Manhattan Skyline are fast and furious prog hardcore with a thrilling focus. They are almost in the tradition of the amazing local crew - the late and influential Refused - they take the stage in a blur of high-octane energy and demolish it.

 

There is also the straight edge thunder of Anchor, the polished fifties swing of Katzenjammer, the fantastically named Children and Corpse Playing In The Streets, the skuzzy punk rock n roll of the Cumshots who are huge here because of their frontman's antics on national TV, the Crampsy shockabilly of Death By Unga Bunga, the marvelous merging of fantastic dubstep beats with Turkish and Egyptian street music of Easy & Toshybot and the post My Bloody Valentine noise trip of Sereena Madeesh?

 

Icelandic duo, Kira Kira, are just a laptop and a trumpet and create soundscapes that are like lo-fi collaged fragments of their bohemian world as the fragments coalesce and the booming rhythms kick in it sounds oddly hypnotic. Again deeply original, they are the kind of band you could never see at a UK music convention and this has got to change.

 

And these are just the bands I saw, I know I missed loads of good stuff. Do yourself a favour go to the By:Larm website and catch up!
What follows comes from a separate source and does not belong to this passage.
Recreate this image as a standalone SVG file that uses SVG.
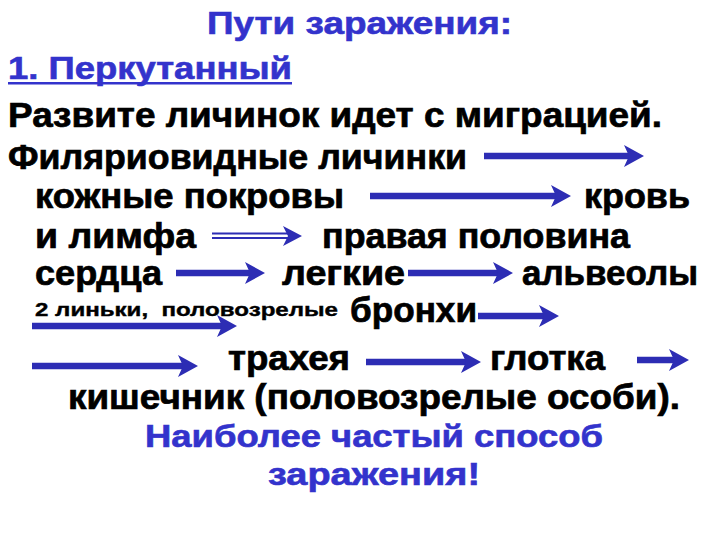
<svg xmlns="http://www.w3.org/2000/svg" width="720" height="540" viewBox="0 0 720 540">
<defs>
<style>
text { font-family: "Liberation Sans", Arial, sans-serif; font-weight: bold; }
.b { fill: #000000; stroke: #000000; stroke-width: 0.7; font-size: 35px; }
.bl { fill: #3333cc; stroke: #3333cc; stroke-width: 0.6; font-size: 31px; }
.sm { fill: #000000; stroke: #000000; stroke-width: 0.4; font-size: 19px; }
.ar { stroke: #2d2db4; stroke-width: 6.5; fill: none; marker-end: url(#head); }
.thin { stroke: #2d2db4; stroke-width: 1.8; fill: none; }
.hd { fill: #2d2db4; }
</style>
<marker id="head" markerUnits="userSpaceOnUse" markerWidth="21" markerHeight="24" viewBox="0 -12 21 24" refX="8" refY="0" orient="auto">
<path d="M0,-11 L20,0 L0,11 L5,0 Z" fill="#2d2db4"/>
</marker>
</defs>
<rect x="0" y="0" width="720" height="540" fill="#ffffff"/>

<g id="title"><text class="bl" x="207" y="34" textLength="305" lengthAdjust="spacingAndGlyphs">Пути заражения:</text></g>
<g id="route1"><text class="bl" x="8" y="79" textLength="284" lengthAdjust="spacingAndGlyphs">1. Перкутанный</text>
<rect x="8" y="82" width="284" height="2.5" fill="#3333cc"/></g>
<g id="line-development"><text class="b" x="8" y="127" textLength="654" lengthAdjust="spacingAndGlyphs">Развите личинок идет с миграцией.</text></g>
<g id="node-filariform"><text class="b" x="8" y="169" textLength="459" lengthAdjust="spacingAndGlyphs">Филяриовидные личинки</text></g>
<g id="node-skin"><text class="b" x="35" y="208" textLength="309" lengthAdjust="spacingAndGlyphs">кожные покровы</text></g>
<g id="node-blood"><text class="b" x="584" y="208" textLength="106" lengthAdjust="spacingAndGlyphs">кровь</text></g>
<g id="node-lymph"><text class="b" x="35" y="248" textLength="161" lengthAdjust="spacingAndGlyphs">и лимфа</text></g>
<g id="node-right-heart"><text class="b" x="322" y="248" textLength="308" lengthAdjust="spacingAndGlyphs">правая половина</text>
<text class="b" x="35" y="285" textLength="127" lengthAdjust="spacingAndGlyphs">сердца</text></g>
<g id="node-lungs"><text class="b" x="282" y="285" textLength="123" lengthAdjust="spacingAndGlyphs">легкие</text></g>
<g id="node-alveoli"><text class="b" x="522" y="285" textLength="176" lengthAdjust="spacingAndGlyphs">альвеолы</text></g>
<g id="label-molts"><text class="sm" x="35" y="316" textLength="303" lengthAdjust="spacingAndGlyphs" xml:space="preserve">2 линьки,  половозрелые</text></g>
<g id="node-bronchi"><text class="b" x="350" y="322" textLength="127" lengthAdjust="spacingAndGlyphs">бронхи</text></g>
<g id="node-trachea"><text class="b" x="228" y="370" textLength="122" lengthAdjust="spacingAndGlyphs">трахея</text></g>
<g id="node-pharynx"><text class="b" x="490" y="370" textLength="115" lengthAdjust="spacingAndGlyphs">глотка</text></g>
<g id="node-intestine"><text class="b" x="68" y="409" textLength="612" lengthAdjust="spacingAndGlyphs">кишечник (половозрелые особи).</text></g>
<g id="note"><text class="bl" x="145" y="447" textLength="458" lengthAdjust="spacingAndGlyphs">Наиболее частый способ</text>
<text class="bl" x="268" y="485" textLength="212" lengthAdjust="spacingAndGlyphs">заражения!</text></g>

<g id="connectors">
<line class="ar" x1="484" y1="156" x2="632" y2="156"/>
<line class="ar" x1="370" y1="196" x2="559" y2="196"/>
<line class="thin" x1="212" y1="233.5" x2="292" y2="233.5"/>
<line class="thin" x1="212" y1="238" x2="292" y2="238"/>
<path class="hd" d="M283,226 L302,236 L283,246 L288,236 Z"/>
<line class="ar" x1="176" y1="273" x2="253" y2="273"/>
<line class="ar" x1="408" y1="273" x2="501" y2="273"/>
<line class="ar" x1="478" y1="316" x2="547" y2="316"/>
<line class="ar" x1="32" y1="326" x2="225" y2="326"/>
<line class="ar" x1="32" y1="366" x2="186" y2="366"/>
<line class="ar" x1="366" y1="362" x2="469" y2="362"/>
<line class="ar" x1="637" y1="360" x2="677" y2="360"/>
</g>
</svg>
Also check all these bands myspaces out - go to Google and have a good old dredge- there is some genius stuff there to be found!

 

I was at By:Larm to do some live onstage interviews with Geoff Travis - head of Rough Trade records who speaks an eloquent sense and proves that instinct is the pre requisite to running a record label and the garrulous ‘fearless' Feargal Sharkey who is running so many initiatives at the moment that he could be saving the musicians in the UK from a lot of grief. As well as that I chaired a panel on bloggers v music journalists that was made all the better by having a really well thought out balance of panellists from Hype Machine, the best music website in the UK - the Quietus, Stereogum and freelancers Olaf Furniss and Tim Barr on it representing all shades of opinion on the matter.